Recruitment and selection
The correct people with the proper credentials and abilities should be hired by bank authorities to look after its functioning. Qualifications, experience, performance, efficiency, and reputation should all be considered when selecting officials. Staff at all levels should get adequate training.

No undue reliance
There should be no excessive dependence on the bank’s personnel. Explanations should not be taken at face value. Agents, clerical employees, and officers should be shifted from branch to branch on a regular basis to avoid entrenched interests.

Basic honesty
No bank official should think of accepting presents and bribes from the borrowers with the belief that everything is safe and nothing would go wrong. A borrower’s financial situation and dealings should be closely monitored if he or she invites bank officials to drinks and dinners too frequently or sends them gifts.

Private lives of staff
Staff members’ personal life should be scrutinized, no matter how tough that may be. A staff member who is a frequent borrower or lives beyond their means may be the one to let the bank down in the end.

Supervision and audit
The authorized officer should check the books and records on a regular basis. Without warning, the godowns should be examined. A bank branch audit is also required.

Routine 
The bank’s system, routines, and processes must all be followed meticulously.

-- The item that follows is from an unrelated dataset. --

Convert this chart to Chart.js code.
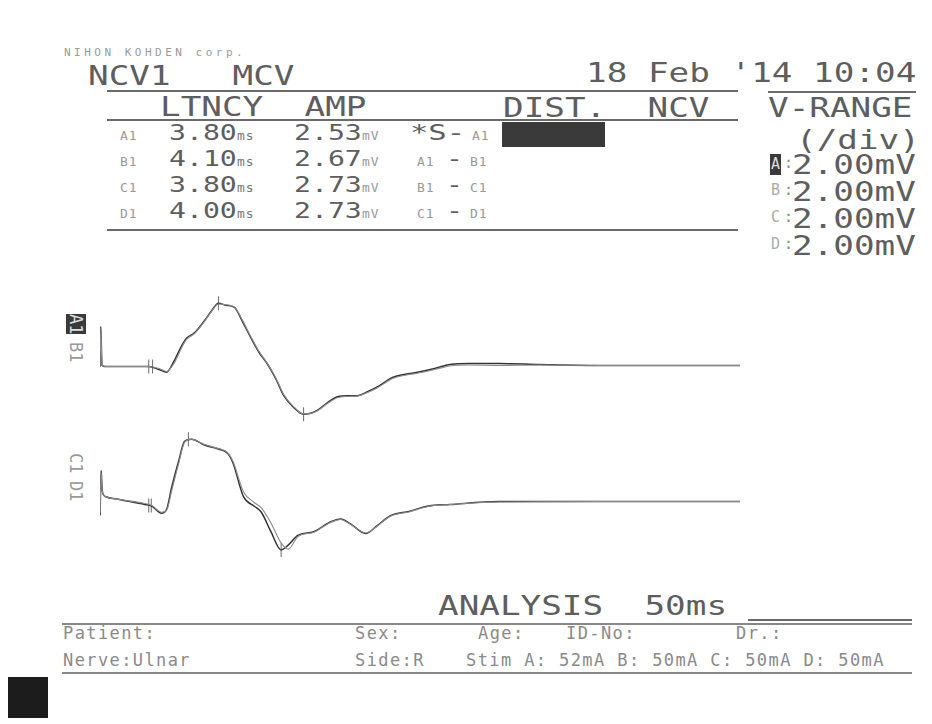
<!DOCTYPE html>
<html>
<head>
<meta charset="utf-8">
<script src="https://cdn.jsdelivr.net/npm/chart.js@4/dist/chart.umd.min.js"></script>
<style>
  html,body{margin:0;padding:0;background:#fff;}
  #page{position:relative;width:932px;height:724px;overflow:hidden;background:#fff;}
  .t{position:absolute;white-space:pre;font-family:"DejaVu Sans Mono",monospace;line-height:1;color:#5e5e5e;transform-origin:0 0;}
  .big{font-size:27px;transform:scaleX(1.27);}
  .mid{font-size:21px;transform:scaleX(1.34);}
  .sm{font-size:13px;letter-spacing:1px;color:#999;}
  .bot{font-size:17px;letter-spacing:1.4px;color:#8a8a8a;}
  .rule{position:absolute;background:#6a6a6a;}
  .box{position:absolute;background:#3a3a3a;}
  .vlab{position:absolute;font-family:"DejaVu Sans Mono",monospace;font-size:17px;line-height:20px;writing-mode:vertical-rl;color:#999;}
  canvas{position:absolute;}
</style>
</head>
<body>
<div id="page">
  <div class="t" style="left:64px;top:47px;font-size:11px;letter-spacing:3.5px;color:#9a9a9a;">NIHON KOHDEN corp.</div>
  <div class="t big" style="left:88px;top:62px;">NCV1   MCV</div>
  <div class="t big" style="left:586px;top:59px;">18 Feb '14 10:04</div>
  <div class="rule" style="left:107px;top:90px;width:631px;height:2px;"></div>
  <div class="rule" style="left:768px;top:91px;width:148px;height:2px;"></div>
  <div class="t big" style="left:160px;top:93px;">LTNCY  AMP</div>
  <div class="t big" style="left:503px;top:94px;">DIST.  NCV</div>
  <div class="t big" style="left:768px;top:94px;">V-RANGE</div>
  <div class="rule" style="left:107px;top:119px;width:631px;height:2px;"></div>
  <div class="box" style="left:502px;top:122px;width:103px;height:25px;"></div>
  <div class="rule" style="left:107px;top:229px;width:631px;height:2px;"></div>
  <div class="t big" style="left:796px;top:126px;">(/div)</div>
  <div id="rows"></div>
  <div id="vrows"></div>

  <div class="vlab" style="left:66px;top:314px;background:#3a3a3a;color:#ddd;">A1</div>
  <div class="vlab" style="left:66px;top:342px;">B1</div>
  <div class="vlab" style="left:66px;top:453px;">C1</div>
  <div class="vlab" style="left:66px;top:481px;">D1</div>

  <canvas id="cAB" width="656" height="166" style="left:92px;top:271px;width:656px;height:166px;"></canvas>
  <canvas id="cCD" width="656" height="166" style="left:92px;top:405px;width:656px;height:166px;"></canvas>

  <div class="t big" style="left:438px;top:592px;">ANALYSIS  50ms</div>
  <div class="rule" style="left:748px;top:619px;width:164px;height:1.5px;"></div>
  <div class="rule" style="left:62px;top:623px;width:850px;height:2px;background:#888;"></div>
  <div class="t bot" style="left:63px;top:625px;">Patient:</div>
  <div class="t bot" style="left:355px;top:625px;">Sex:</div>
  <div class="t bot" style="left:478px;top:625px;">Age:</div>
  <div class="t bot" style="left:566px;top:625px;">ID-No:</div>
  <div class="t bot" style="left:736px;top:625px;">Dr.:</div>
  <div class="t bot" style="left:63px;top:652px;">Nerve:Ulnar</div>
  <div class="t bot" style="left:355px;top:652px;">Side:R</div>
  <div class="t bot" style="left:466px;top:652px;">Stim A: 52mA B: 50mA C: 50mA D: 50mA</div>
  <div class="rule" style="left:62px;top:672px;width:850px;height:2px;background:#888;"></div>
  <div class="box" style="left:8px;top:677px;width:40px;height:41px;background:#1c1c1c;"></div>
</div>

<script>
// ---- table data ----
const channels   = ["A1", "B1", "C1", "D1"];
const latencies  = ["3.80", "4.10", "3.80", "4.00"];
const amplitudes = ["2.53", "2.67", "2.73", "2.73"];
const segments   = [["*S-", "A1"], ["A1", "B1"], ["B1", "C1"], ["C1", "D1"]];
const vLabels    = ["A", "B", "C", "D"];
const vRanges    = ["2.00mV", "2.00mV", "2.00mV", "2.00mV"];

// ---- waveform data (time in ms, amplitude in mV) ----
const timeAB = [0, 0.05, 0.15, 0.4, 3.8, 4.6, 5.2, 5.75, 6.4, 6.75, 7.4, 8.15, 8.7, 9.25, 9.85, 10.5, 11.1, 11.8, 12.4, 13.1, 13.75, 14.35, 15.05, 15.9, 16.45, 17.0, 17.8, 18.55, 19.35, 20.1, 20.9, 21.65, 22.9, 23.85, 24.8, 26.15, 27.35, 28.9, 31.2, 34.3, 39.0, 45.2, 50.0];
const valA1  = [0, 1.6, 0.05, 0, 0, -0.12, -0.23, 0.19, 0.86, 1.13, 1.36, 1.83, 2.22, 2.53, 2.45, 2.37, 1.83, 1.13, 0.58, 0.08, -0.51, -1.17, -1.6, -1.91, -1.87, -1.75, -1.44, -1.21, -1.17, -1.17, -1.01, -0.82, -0.43, -0.31, -0.23, -0.08, 0.08, 0.12, 0.12, 0.08, 0.04, 0.04, 0.04];
const valB1  = [0, 1.5, 0.05, 0, 0, -0.08, -0.2, 0.1, 0.78, 1.08, 1.33, 1.8, 2.2, 2.5, 2.47, 2.38, 1.88, 1.18, 0.62, 0.1, -0.47, -1.12, -1.57, -1.9, -1.88, -1.77, -1.47, -1.25, -1.2, -1.18, -1.04, -0.86, -0.47, -0.35, -0.27, -0.12, 0.02, 0.06, 0.04, 0.06, 0.04, 0.04, 0.04];

const timeCD = [0, 0.08, 0.16, 0.3, 0.4, 1.5, 3.5, 4.05, 4.8, 5.2, 5.6, 6.15, 6.6, 7.15, 8.15, 9.25, 10.0, 10.4, 11.2, 12.05, 12.6, 13.35, 14.15, 14.7, 15.45, 16.7, 18.0, 18.8, 19.55, 20.75, 21.65, 22.65, 24.2, 25.55, 27.35, 31.2, 39.0, 50.0];
const valC1  = [-0.6, 1.2, 0.45, 0.2, 0.16, 0.04, -0.16, -0.23, -0.51, -0.35, 0.54, 1.6, 2.37, 2.45, 2.22, 2.06, 1.87, 1.48, 0.16, -0.23, -0.47, -1.25, -1.98, -1.79, -1.4, -1.25, -0.86, -0.74, -0.93, -1.32, -1.01, -0.62, -0.43, -0.23, -0.16, -0.04, -0.04, -0.04];
const valD1  = [-0.5, 1.1, 0.4, 0.2, 0.16, 0.04, -0.12, -0.2, -0.47, -0.39, 0.4, 1.5, 2.33, 2.45, 2.24, 2.08, 1.9, 1.55, 0.35, -0.08, -0.3, -0.9, -1.7, -1.95, -1.45, -1.27, -0.88, -0.76, -0.95, -1.3, -1.03, -0.64, -0.45, -0.25, -0.16, -0.06, -0.04, -0.04];

// cursor marks (ms, mV)
const markTimeAB = [3.8, 4.1, 9.25, 15.9];
const markValAB  = [0, 0, 2.53, -1.91];
const markTimeCD = [3.8, 4.0, 6.9, 14.15];
const markValCD  = [-0.2, -0.2, 2.45, -1.98];

const timeRange = [0, 50];
const voltRange = [-2.5, 3.5];

// ---- build table text ----
const rowsEl = document.getElementById('rows');
function addText(parent, cls, left, top, text, extra) {
  const d = document.createElement('div');
  d.className = 't ' + cls;
  d.style.left = left + 'px';
  d.style.top = top + 'px';
  d.textContent = text;
  if (extra) Object.assign(d.style, extra);
  parent.appendChild(d);
  return d;
}
channels.forEach((ch, i) => {
  const top = 122.5 + i * 26;
  const base = top + 17.8;
  const smTop = base - 11;
  addText(rowsEl, 'sm', 120, smTop, ch);
  addText(rowsEl, 'mid', 169, top, latencies[i]);
  addText(rowsEl, 'sm', 237, smTop, 'ms', {color: '#777'});
  addText(rowsEl, 'mid', 294, top, amplitudes[i]);
  addText(rowsEl, 'sm', 362, smTop, 'mV');
  const seg = segments[i];
  if (i === 0) {
    addText(rowsEl, 'mid', 410, top, seg[0], {transform: 'scaleX(1.45)'});
    addText(rowsEl, 'sm', 472, smTop, seg[1]);
  } else {
    addText(rowsEl, 'sm', 417, smTop, seg[0]);
    addText(rowsEl, 'mid', 446, top, '-');
    addText(rowsEl, 'sm', 470, smTop, seg[1]);
  }
});
const vEl = document.getElementById('vrows');
vLabels.forEach((lab, i) => {
  const top = 151 + i * 27;
  if (i === 0) {
    addText(vEl, '', 770, top + 3, lab, {fontSize: '15px', background: '#3a3a3a', color: '#ddd', padding: '2px 1px', lineHeight: '17px'});
  } else {
    addText(vEl, '', 771, top + 5, lab, {fontSize: '15px', color: '#aaa'});
  }
  addText(vEl, '', 784, top + 5, ':', {fontSize: '15px', color: '#888'});
  addText(vEl, 'big', 792, top, vRanges[i]);
});

// ---- charts ----
function pts(ts, vs) { return ts.map((t, i) => ({x: t, y: vs[i]})); }
function makeChart(id, traces, marks) {
  const datasets = traces.map(tr => ({
    data: pts(tr.t, tr.v),
    borderColor: tr.color,
    borderWidth: tr.width,
    pointRadius: 0,
    fill: false,
    cubicInterpolationMode: 'monotone'
  }));
  datasets.push({
    data: pts(marks.t, marks.v),
    showLine: false,
    pointStyle: 'line',
    rotation: 90,
    pointRadius: 7,
    pointBorderColor: '#777',
    pointBorderWidth: 1.1
  });
  return new Chart(document.getElementById(id), {
    type: 'line',
    data: {datasets},
    options: {
      responsive: false,
      animation: false,
      layout: {padding: 6},
      plugins: {legend: {display: false}, tooltip: {enabled: false}},
      scales: {
        x: {type: 'linear', min: timeRange[0], max: timeRange[1], display: false},
        y: {type: 'linear', min: voltRange[0], max: voltRange[1], display: false}
      }
    }
  });
}
makeChart('cAB', [
  {t: timeAB, v: valB1, color: '#8c8c8c', width: 1.1},
  {t: timeAB, v: valA1, color: '#333333', width: 1.5}
], {t: markTimeAB, v: markValAB});
makeChart('cCD', [
  {t: timeCD, v: valD1, color: '#8c8c8c', width: 1.1},
  {t: timeCD, v: valC1, color: '#333333', width: 1.5}
], {t: markTimeCD, v: markValCD});
</script>
</body>
</html>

The instructions manual and circulars are the results of the head office’s extensive expertise with persons and problems over a lengthy period of time.

Vigilance
The term vigilance refers to a state of alertness or watchfulness. This is a mental condition that affects both rank and file personnel. The management job of vigilance is essential. Preventive vigilance should ensure the following:

The firm is planned and run in accordance with the corporate goal, using correct systems and processes.
Transactions are allowed and assessed correctly.
Assets are protected and obligations are managed, reducing the risk of losses due to anomalies or fraud.
Accountability and recordkeeping ensure that information is thorough, accurate, and timely.
Finally, bank officers cannot afford to be sluggish, complacent, or careless in the performance of their jobs.
Unscrupulous parties
Accepting new clients, particularly debtors, should be done with caution by the bank. Customers who have been observed engaging in questionable practices or who have been accused of fraud should be avoided. It is in the bank’s best interests to adopt the adage “once bitten, twice shy.”

Danger signals
Pay special attention to accounts where the debt total is frequently close to the sanctioned limit or the withdrawal limit. When borrowers’ checks begin to bounce for reasons such as “exceeds arrangement” or “effect not cleared present again,” or when the account’s turnover is low and securities are charged, bank staff must be on the lookout.

Conclusion 
Banks are the engines that propel the financial sector’s activities and an economy’s growth. With India’s burgeoning banking industry, bank fraud is on the rise, and fraudsters are getting more clever and cunning. While it is impossible for banks to operate in a fraud-free environment, proactive measures such as risk assessments of operations and policies can assist them to mitigate the risk of fraud-related losses. As a result, the time has come to address the banks’ security concerns on a priority basis. Poor hiring procedures and a lack of adequate employee training are common issues that banks are encountering, along with overworked employees, weak internal control systems, and low compliance levels among bank managers, offices, and clerks. However, technology may help governments, regulatory bodies, and banks battle the increasingly sophisticated form of fraud by means of proactive forensic data analysis and data mining techniques.